The Sea Queen
Hartsuyker’s re-imagining of the founding of Norway in the 9th century captures all the glory of its source material, the 13th-century saga, Heimskringla, but also adds a rich, Shakespearean approach to characters and politics. The first volume of this trilogy, The Half-Drowned King, introduced her fascinating characters: idealistic warrior Ragnvald; his sister, the brave adventuress Svanhild; and her lover, the brooding, Loki-like pirate Solvi. These fictional characters humanize the historical center of the novels, King Harald Fairhair, whose prowess and charisma forged a nation out of chaotic tribal alliances and feuds.
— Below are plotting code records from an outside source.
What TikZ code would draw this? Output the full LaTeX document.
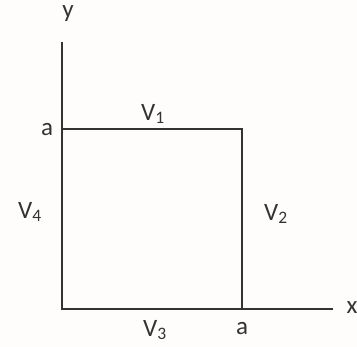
\documentclass[tikz,border=0pt]{standalone}
\usepackage{fontspec}
\setmainfont{Carlito}
\begin{document}
\begin{tikzpicture}[x=1pt,y=-1pt,
  ln/.style={draw=black!80,line width=1.8pt},
  lbl/.style={font=\fontsize{25}{30}\selectfont,text=black!80,inner sep=0pt}]
\fill[pink!5!white] (0,0) rectangle (357,347);
\useasboundingbox (0,0) rectangle (357,347);
\coordinate (O) at (62,309);
\coordinate (Ytop) at (62,42);
\coordinate (Xend) at (333,309);
\coordinate (A) at (62,129);
\coordinate (B) at (242,129);
\coordinate (C) at (242,309);
\draw[ln] (Ytop) -- (O) -- (Xend);
\draw[ln] (A) -- (B) -- (C);
\node[lbl] (ly) at (68,14) {y};
\node[lbl] (lx) at (352,308) {x};
\node[lbl] (la1) at (47,130) {a};
\node[lbl] (la2) at (242,329) {a};
\node[lbl] (v1) at (153,114) {V\textsubscript{1}};
\node[lbl] (v2) at (276,214) {V\textsubscript{2}};
\node[lbl] (v3) at (155,330) {V\textsubscript{3}};
\node[lbl] (v4) at (30,212) {V\textsubscript{4}};
\end{tikzpicture}
\end{document}
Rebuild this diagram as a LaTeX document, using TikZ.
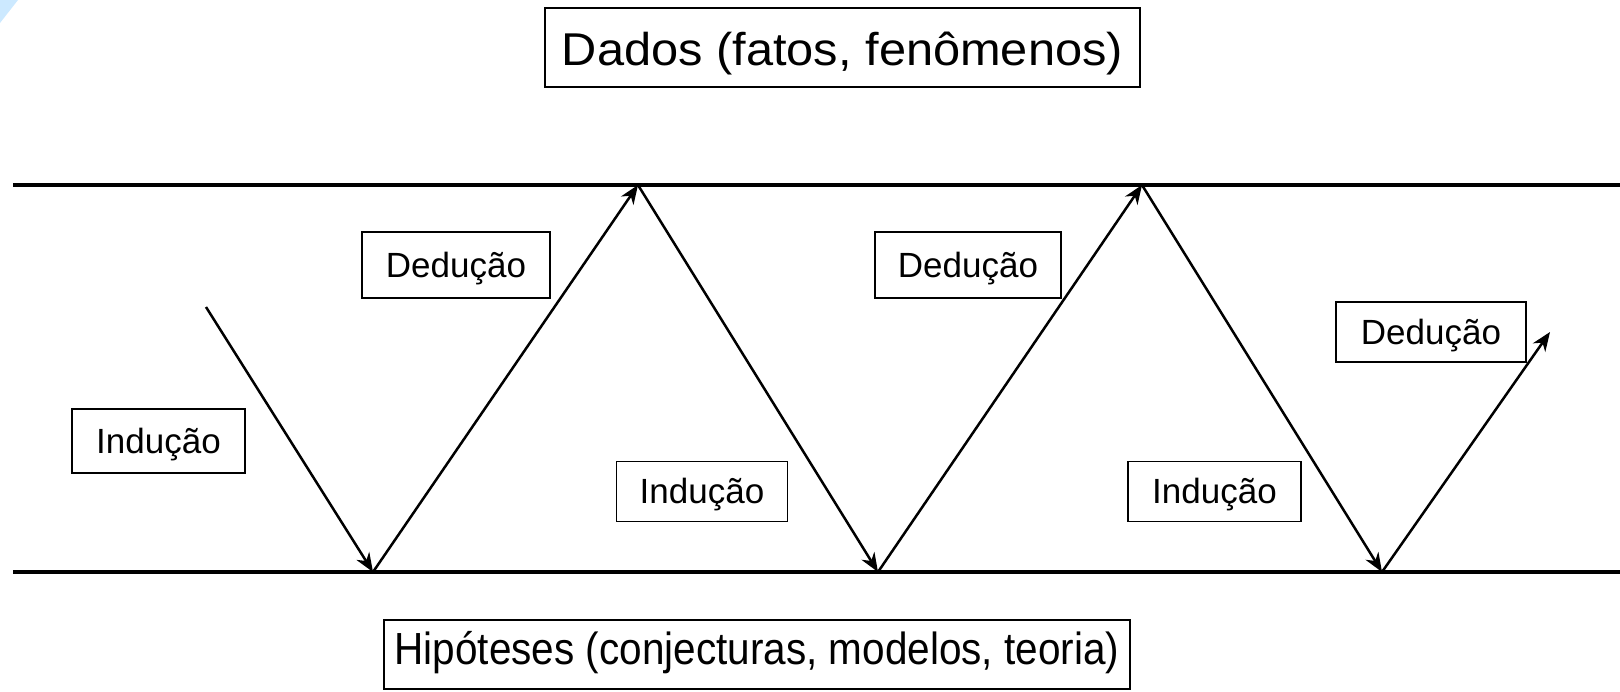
\documentclass[tikz,border=0pt]{standalone}
\usepackage{fontspec}
\setmainfont{Liberation Sans}
\newfontfamily\topfont[FakeStretch=1.06]{Liberation Sans}
\newfontfamily\botfont[FakeStretch=0.9]{Liberation Sans}
\usetikzlibrary{arrows.meta}
\definecolor{cornerblue}{HTML}{CCE9FF}
\begin{document}
\begin{tikzpicture}[x=1pt,y=-1pt,
  bigbox/.style={draw,line width=1.8pt,inner sep=0pt,text depth=0pt},
  smallbox/.style={draw,line width=1.7pt,inner sep=0pt,text height=24pt,text depth=0pt,font=\fontsize{35}{40}\selectfont},
  band/.style={line width=3.2pt},
  step arrow/.style={line width=2.5pt,-{Stealth[length=19pt,width=15pt,inset=6pt]}}]
\useasboundingbox (0,0) rectangle (1620,691);
\fill[cornerblue] (0,0) -- (18,0) -- (0,23) -- cycle;
% bands
\coordinate (tl) at (13,185);
\coordinate (tr) at (1620,185);
\coordinate (bl) at (13,572);
\coordinate (br) at (1620,572);
\draw[band] (tl) -- (tr);
\draw[band] (bl) -- (br);
% boxes
\node[bigbox,font=\fontsize{46}{50}\selectfont\topfont,text height=35pt,minimum width=595pt,minimum height=79pt] (dados) at (842.5,47.5) {Dados (fatos, fenômenos)};
\node[bigbox,font=\fontsize{45}{50}\selectfont\botfont,text height=19pt,minimum width=746pt,minimum height=69pt] (hip) at (757,654.5) {Hipóteses (conjecturas, modelos, teoria)};
\node[smallbox,minimum width=188pt,minimum height=66pt] (ded1) at (456,265) {Dedução};
\node[smallbox,minimum width=186pt,minimum height=66pt] (ded2) at (968,265) {Dedução};
\node[smallbox,minimum width=190pt,minimum height=60pt] (ded3) at (1431,332) {Dedução};
\node[smallbox,minimum width=173pt,minimum height=64pt] (ind1) at (158.5,441) {Indução};
\node[smallbox,minimum width=171pt,minimum height=60pt] (ind2) at (702,491.5) {Indução};
\node[smallbox,minimum width=173pt,minimum height=60pt] (ind3) at (1214.5,491.5) {Indução};
% zigzag
\coordinate (s0) at (206,307);
\coordinate (b1) at (373,572);
\coordinate (t1) at (638,185);
\coordinate (b2) at (878,572);
\coordinate (t2) at (1142,185);
\coordinate (b3) at (1382,572);
\coordinate (e0) at (1550,332);
\draw[step arrow] (s0) -- (b1);
\draw[step arrow] (b1) -- (t1);
\draw[step arrow] (t1) -- (b2);
\draw[step arrow] (b2) -- (t2);
\draw[step arrow] (t2) -- (b3);
\draw[step arrow] (b3) -- (e0);
\end{tikzpicture}
\end{document}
The Sea Queen is less focused on the characters’ inner lives and more on the complex web of incidents that tests their loyalties and shapes their destinies, but all three main characters, Svanhild particularly, are so beautifully realized in their intelligence and emotional development that the descriptions of sea voyages, battles, and mead hall law-wrangling mesh seamlessly with the more personal stories. Svanhild, who had abandoned her home and brother to join Solvi in his travels, finds herself at the beginning of this volume longing for a home of her own, as Ragnvald struggles to balance his loyalty to Harald with his responsibilities as father and a king. The treachery and greed of Harald’s enemies set the three on a collision course that will culminate in an epic battle not only for Norway’s future, but for Svanhild’s desire to be warrior, mother, and queen all in one. To do so, however, will cost her most cherished loves, including Solvi, whose fierce independence is incompatible with Harald and Ragnvald’s dream of a nation of law rather than war.
This compelling story is enhanced by a wealth of detail about the daily lives of Norse men and women, whose ambition and entrepreneurship sent them all over the known world centuries before the rest of Europe began its age of exploration. This is historical fiction at its best and shouldn’t be missed.